Analysts say the Pentagon’s policies of emphasizing lethality at the expense of human rights concerns have carried over into its war against Iran.

“Death and destruction from the sky all day long. We are playing forever. Our fighters have the highest authorities granted personally by the president and yours truly,” Hegseth said during a March 4 briefing.

“Our rules of engagement are bold, precise, and designed to unleash American power, not shackle it.”

Sarah Yager, director of Human Rights Watch in Washington, called that rhetoric alarming.

“I have been interacting with the US military for two decades and I am shocked by this language. Rhetoric from senior leaders is important because it helps shape the command environment in which US forces operate,” Yager said.

“From an atrocity prevention perspective, language dismissing legal restrictions is a serious red flag.”

While the impact of Hegseth’s rhetoric on combat operations is not certain, a recent report by the watchdog group Airwars found that the pace of the US and Israeli attack on Iran has far surpassed other military operations in modern history.

Reports indicate that the United States lost nearly $5.6 billion worth of ammunition in the first two days of the war alone. Airwars says the US and Israel struck more targets in the first 100 hours of the Iran war than in the first six months of the US campaign against ISIL (ISIS).

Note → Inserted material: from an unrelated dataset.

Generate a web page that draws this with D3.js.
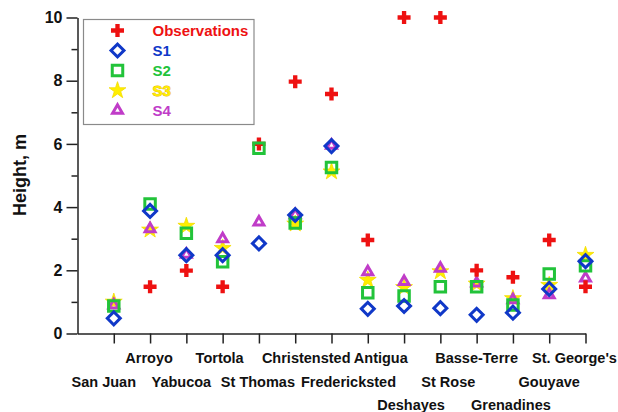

Following Hegseth’s remarks on Friday, Senator Jeff Merkley condemned the Pentagon chief as a “dangerous amateur.” He cited the attack on the Iranian girls’ school as an example of the consequences.

“Their rules of engagement ‘undoubtedly’ set the stage for not distinguishing a civilian school from a military target,” Merkley wrote in a social media post.

“The result: more than 150 schoolgirls and teachers killed by an American missile.”